PORTLAND, Ore. -- The world's first 3D compound-semiconductor FinFET to integrate III-V and silicon materials on the same 300-millimeter wafer has been claimed by Imec -- the Leuven, Belgium-based microelectronics research center. Imec's process, if adopted by its partners, aims to continue CMOS scaling at seven nanometers and below, as well as enable hybrid CMOS-RF and CMOS-optoelectronics.
As silicon devices scale down to atomic-scale limits, they are running out of ways to increase performance and lower power consumption. By integrating higher performance materials with silicon, such as III-V transistor channels that provide higher carrier velocity and higher drive current, these hybrid semiconductors aim to enable continued scaling beyond the capabilities of silicon alone.
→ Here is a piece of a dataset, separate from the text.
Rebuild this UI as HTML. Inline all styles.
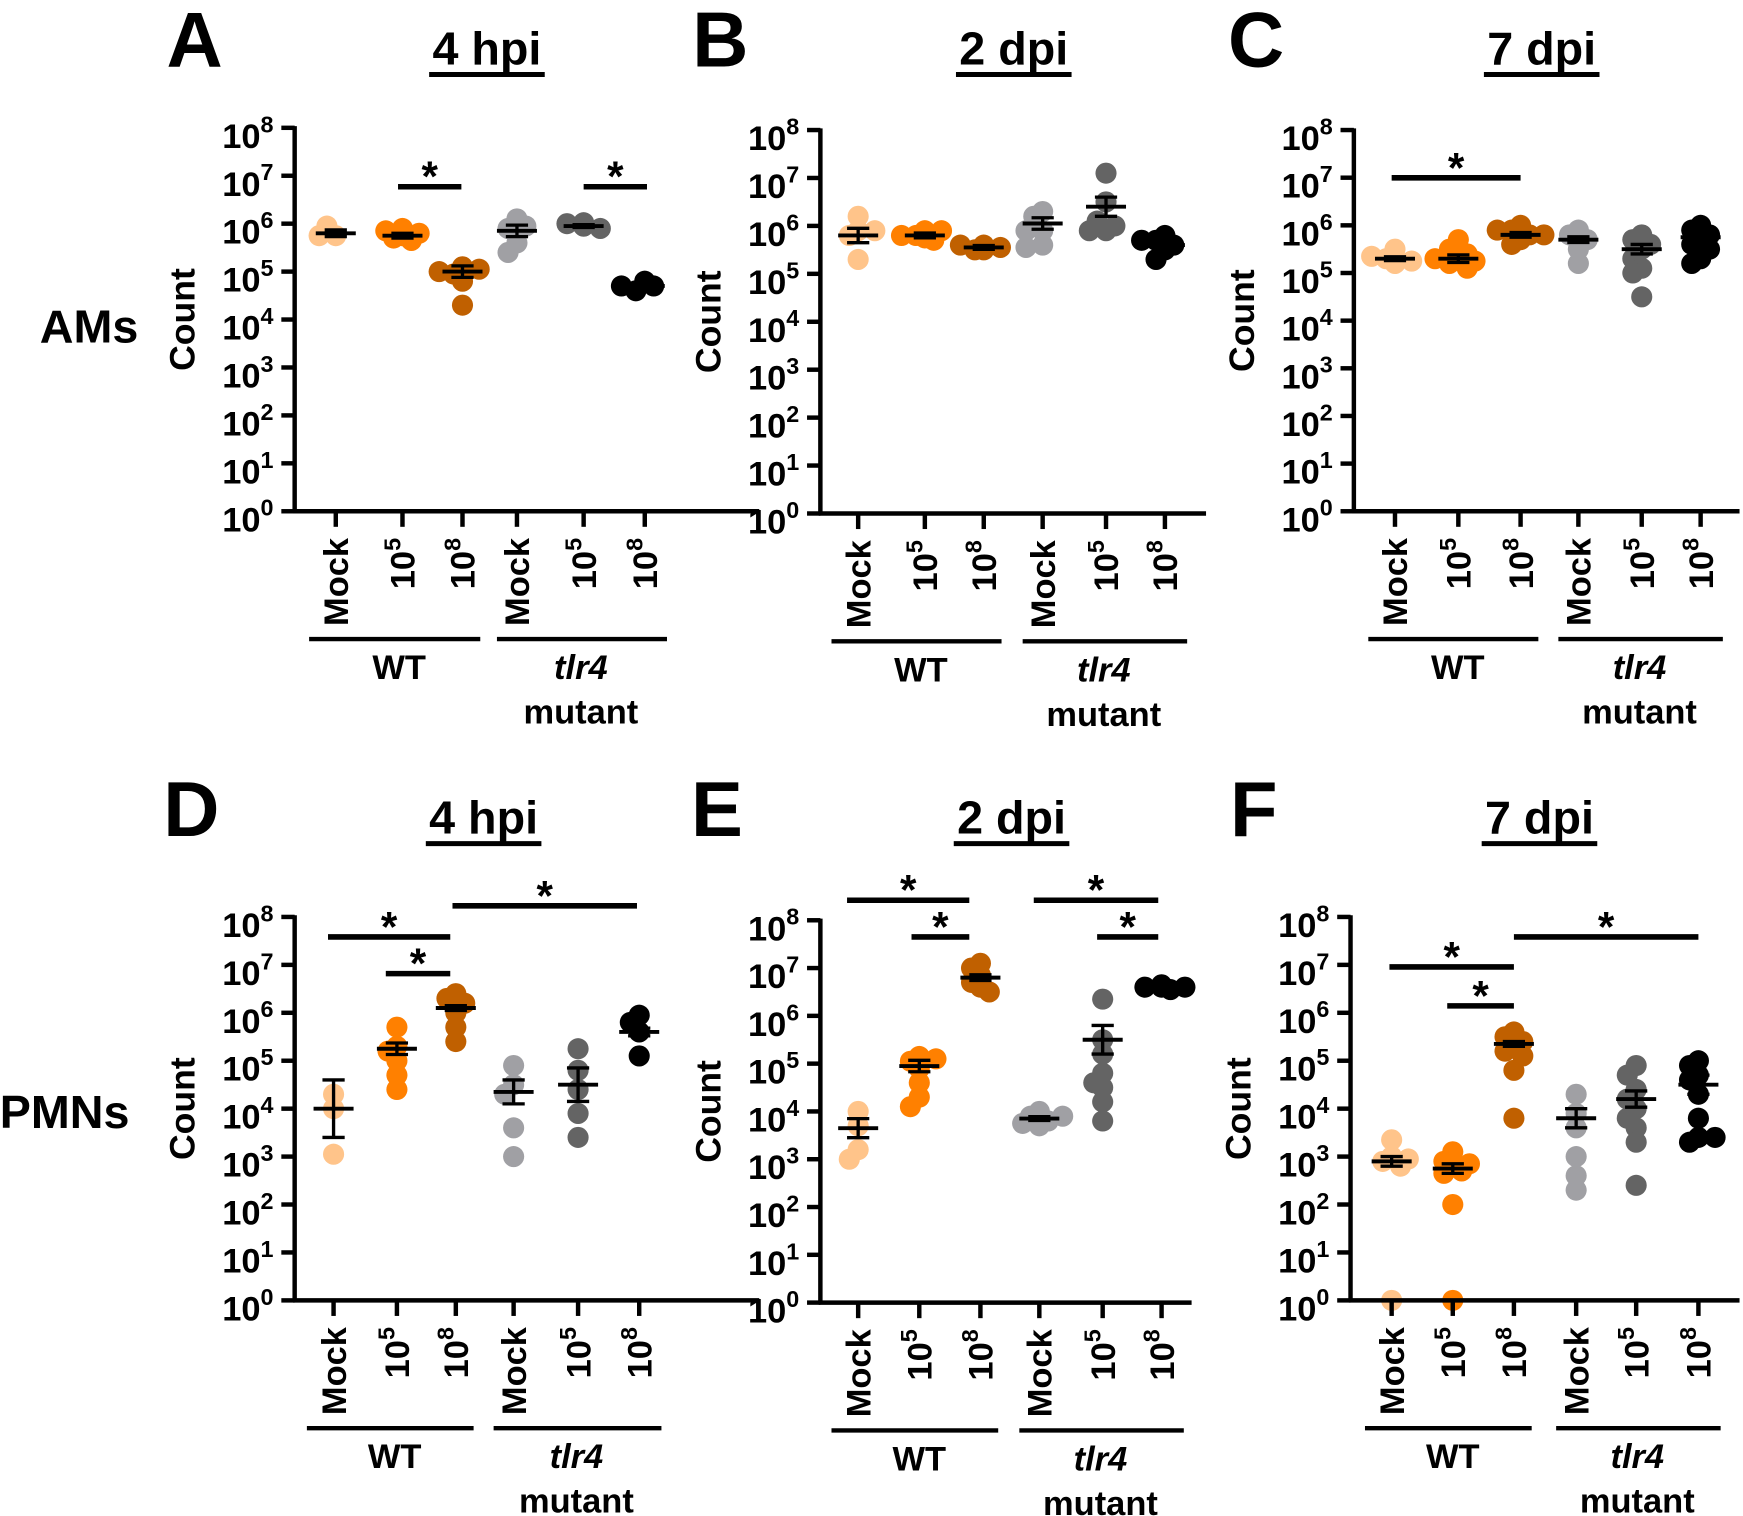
<!DOCTYPE html>
<html><head><meta charset="utf-8">
<style>
html,body{margin:0;padding:0;background:#fff;}
svg{display:block;}
text{font-family:"Liberation Sans",Arial,sans-serif;font-weight:bold;fill:#000;}
</style></head>
<body>
<svg id="s" width="1743" height="1516" viewBox="0 0 1568 1364" xmlns="http://www.w3.org/2000/svg">
<g id="g"></g>
</svg>
<script>
const NS="http://www.w3.org/2000/svg";
const G=document.getElementById('g');
function el(t,a,txt,par){const e=document.createElementNS(NS,t);for(const k in a)e.setAttribute(k,a[k]);if(txt!==undefined)e.textContent=txt;(par||G).appendChild(e);return e;}
function line(x1,y1,x2,y2,w){el('line',{x1,y1,x2,y2,stroke:'#000','stroke-width':w||3.5});}
function pow(attrs,base,exp,fs,efs,dy){const t=el('text',attrs);el('tspan',{},base,t);el('tspan',{dy:-dy,'font-size':efs},exp,t);return t;}
const COL=['#FFC48A','#FF8000','#C06000','#A0A0A4','#646464','#000000'];
function panel(p){
 const x0=p.x0,yT=p.yT,yB=p.yB,st=(yB-yT)/8,Y=v=>yB-v*st;
 p.d.forEach((c,i)=>{
  const cx=p.cats[i];
  const placed=[];
  c.p.forEach(v=>{
   const y=Y(v);let best=0;
   const cand=[0,-8,8,-15,15,-21,21];
   for(const dx of cand){let ok=true;for(const q of placed){if(Math.hypot(q[0]-dx,q[1]-y)<9){ok=false;break;}}if(ok){best=dx;break;}}
   placed.push([best,y]);
  });
  placed.forEach(q=>el('circle',{cx:cx+q[0],cy:q[1],r:9.5,fill:COL[i]}));
  const m=Y(c.m),hi=Y(c.m+c.s),lo=Y(Math.max(0,c.m-c.s));
  line(cx-18,m,cx+18,m,3.5);line(cx,hi,cx,lo,3);line(cx-10,hi,cx+10,hi,3);line(cx-10,lo,cx+10,lo,3);
 });
 line(x0,yT-1.5,x0,yB+1.5,4);line(x0-1.5,yB,p.xE,yB,4);
 for(let k=0;k<=8;k++){const y=Y(k);line(x0-12,y,x0,y,4);
  pow({x:x0-19,y:y+18,'font-size':31,'text-anchor':'end'},'10',String(k),31,21,14);}
 el('text',{transform:`translate(${x0-90},${(yT+yB)/2}) rotate(-90)`,'font-size':32,'text-anchor':'middle'},'Count');
 const ex=['','5','8','','5','8'];
 p.cats.forEach((cx,i)=>{line(cx,yB,cx,yB+14,4);
  const ly=yB+24;
  if(!ex[i]){el('text',{transform:`translate(${cx+11},${ly}) rotate(-90)`,'font-size':31,'text-anchor':'end'},'Mock');}
  else{pow({transform:`translate(${cx+11},${ly}) rotate(-90)`,'font-size':31,'text-anchor':'end'},'10',ex[i],31,21,13);}
 });
 const gy=yB+115;
 line(p.cats[0]-24,gy,p.cats[2]+16,gy,4);line(p.cats[3]-18,gy,p.cats[5]+20,gy,4);
 const wc=(p.cats[0]+p.cats[2])/2,tc=(p.cats[3]+p.cats[5])/2;
 el('text',{x:wc,y:gy+36,'font-size':31,'text-anchor':'middle'},'WT');
 el('text',{x:tc,y:gy+36,'font-size':31,'text-anchor':'middle','font-style':'italic'},'tlr4');
 el('text',{x:tc,y:gy+76,'font-size':31,'text-anchor':'middle'},'mutant');
 p.sig.forEach(s=>{line(s[0],s[2],s[1],s[2],5);el('text',{x:(s[0]+s[1])/2,y:s[2]+4,'font-size':38,'text-anchor':'middle'},'*');});
 el('text',{x:p.tx,y:p.ty,'font-size':42,'text-anchor':'middle'},p.t);
 line(p.tx-52,p.ty+9,p.tx+52,p.ty+9,4.5);
 el('text',{x:p.lx,y:p.ty+2,'font-size':70,'text-anchor':'middle'},p.L);
}
function D(m,s,p){return {m,s,p};}
const P=[
{L:'A',lx:175,t:'4 hpi',tx:438,ty:58,x0:265,yT:115,yB:460,xE:683,cats:[302,362,416,465,525,580],
 d:[D(5.8,0.07,[5.75,5.95,5.75]),D(5.75,0.05,[5.9,5.85,5.7,5.65,5.8,5.75]),D(5.0,0.12,[5.1,4.95,5.05,4.8,4.3,5.0]),
    D(5.85,0.12,[6.1,5.9,5.95,5.6,5.4]),D(5.95,0.03,[5.95,6.0,5.9,5.95,6.02]),D(4.7,0.05,[4.8,4.6,4.7,4.7])],
 sig:[[358,415,168],[525,582,168]]},
{L:'B',lx:648,t:'2 dpi',tx:912,ty:58,x0:738,yT:117,yB:462,xE:1085,cats:[772,832,885,938,995,1048],
 d:[D(5.8,0.15,[6.2,5.9,5.8,5.3,5.9]),D(5.8,0.05,[5.9,5.8,5.7,5.8,5.9,5.75]),D(5.55,0.04,[5.6,5.5,5.55,5.6,5.5]),
    D(6.05,0.12,[6.3,6.2,5.9,5.6,5.55,5.9]),D(6.4,0.2,[7.1,6.5,5.9,5.9,6.0,6.1]),D(5.6,0.06,[5.8,5.7,5.5,5.3,5.6,5.7])],
 sig:[]},
{L:'C',lx:1130,t:'7 dpi',tx:1387,ty:58,x0:1218,yT:117,yB:460,xE:1565,cats:[1255,1312,1368,1420,1477,1530],
 d:[D(5.3,0.04,[5.5,5.2,5.3,5.25,5.35]),D(5.3,0.08,[5.7,5.5,5.3,5.2,5.1,5.4,5.3,5.25]),D(5.8,0.05,[6.0,5.9,5.8,5.7,5.6,5.9,5.8]),
    D(5.7,0.06,[5.9,5.8,5.7,5.5,5.2]),D(5.5,0.1,[5.8,5.7,5.6,5.5,5.3,5.1,5.0,4.5]),D(5.75,0.08,[6.0,5.9,5.8,5.7,5.6,5.5,5.3,5.2])],
 sig:[[1252,1368,160]]},
{L:'D',lx:172,t:'4 hpi',tx:435,ty:750,x0:265,yT:825,yB:1170,xE:683,cats:[300,357,410,462,520,575],
 d:[D(4.0,0.6,[4.3,4.0,3.05]),D(5.25,0.12,[5.7,5.3,5.2,5.0,4.7,4.4]),D(6.1,0.05,[6.4,6.3,6.2,6.0,5.7,5.4]),
    D(4.35,0.25,[4.9,4.5,4.3,3.6,3.0]),D(4.5,0.35,[5.25,4.8,4.4,3.9,3.4]),D(5.6,0.08,[5.95,5.8,5.6,5.1])],
 sig:[[295,405,843],[347,405,876],[407,573,815]]},
{L:'E',lx:645,t:'2 dpi',tx:910,ty:750,x0:738,yT:828,yB:1172,xE:1072,cats:[772,827,882,935,992,1045],
 d:[D(3.65,0.2,[4.0,3.7,3.2,3.0]),D(4.95,0.12,[5.15,5.05,4.9,4.6,4.3,4.1,5.1]),D(6.8,0.06,[7.1,7.0,6.85,6.7,6.6,6.5]),
    D(3.85,0.04,[4.0,3.9,3.8,3.75,3.9,3.7]),D(5.5,0.3,[6.35,5.5,5.2,4.8,4.6,4.5,4.2,3.8]),D(6.6,0.03,[6.65,6.6,6.55,6.6,6.6])],
 sig:[[762,872,810],[820,872,843],[930,1042,810],[987,1042,843]]},
{L:'F',lx:1128,t:'7 dpi',tx:1385,ty:750,x0:1215,yT:825,yB:1170,xE:1565,cats:[1252,1307,1362,1418,1472,1528],
 d:[D(2.9,0.1,[3.35,3.0,2.9,2.8,2.95,0]),D(2.75,0.1,[3.1,2.9,2.8,2.7,2.85,2.65,2.0,0]),D(5.35,0.05,[5.6,5.5,5.4,5.3,5.2,5.1,4.8,3.8]),
    D(3.8,0.2,[4.3,3.9,3.6,3.0,2.6,2.3]),D(4.2,0.17,[4.9,4.7,4.4,4.2,4.0,3.8,3.6,3.3,2.4]),D(4.5,0.2,[5.0,4.9,4.7,4.6,4.3,3.8,3.4,3.3,3.4])],
 sig:[[1250,1362,870],[1302,1362,905],[1362,1528,843]]}
];
P.forEach(panel);
el('text',{x:80,y:308,'font-size':42,'text-anchor':'middle'},'AMs');
el('text',{x:58,y:1015,'font-size':42,'text-anchor':'middle'},'PMNs');
</script>
</body></html>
World's first III-V FinFET transistor fabricated on a 300 mm silicon wafer uses fins made from indium phosphide capped by indium gallium arsenide. (SOURCE: Imec)
Intel and others are already working on experimental compound semiconductors that combine III-V materials like indium gallium arsenide (InGaAs) and indium phosphide (InP) with traditional silicon substrates but have been challenged by the atomic lattice mismatch between the materials. However, Imec claims to now have demonstrated a wafer-scale process, combining aspect-ratio trapping of crystal defects with trench structuring and epitaxial process innovations, that can successfully replace the silicon fins on a 3-D finFET with InGaAs and InP while accommodating almost an eight percent lattice mismatch.
"Basically we go through the FinFET process up to the point where the fins are formed, we then remove the silicon from selected fins using a special etch process close to the bottom of the fin, where we etch patterns to allow for the III-V to grow and absorb the defects," Aaron Thean, director of the Logic R&D at Imec told EE Times. "Then we put the III-V material there, starting with indium phosphide, which absorbs close to an eight percent lattice mismatch and eventually grows to the very top, where we recess again the indium phosphide and regrow the top part with indium gallium arsenide."
According to Thean, Imecs partners have asked it to further develop the technology for possible deployment at the seven-nanometer node circa 2016-to-2018. Imec's CMOS development partners, who will have access to its process, include Intel, Samsung, TSMC, Globalfoundries, Micron, SK Hynix, Toshiba, Panasonic, Sony, Qualcomm, Altera, Fujitsu, nVidia, and Xilinx.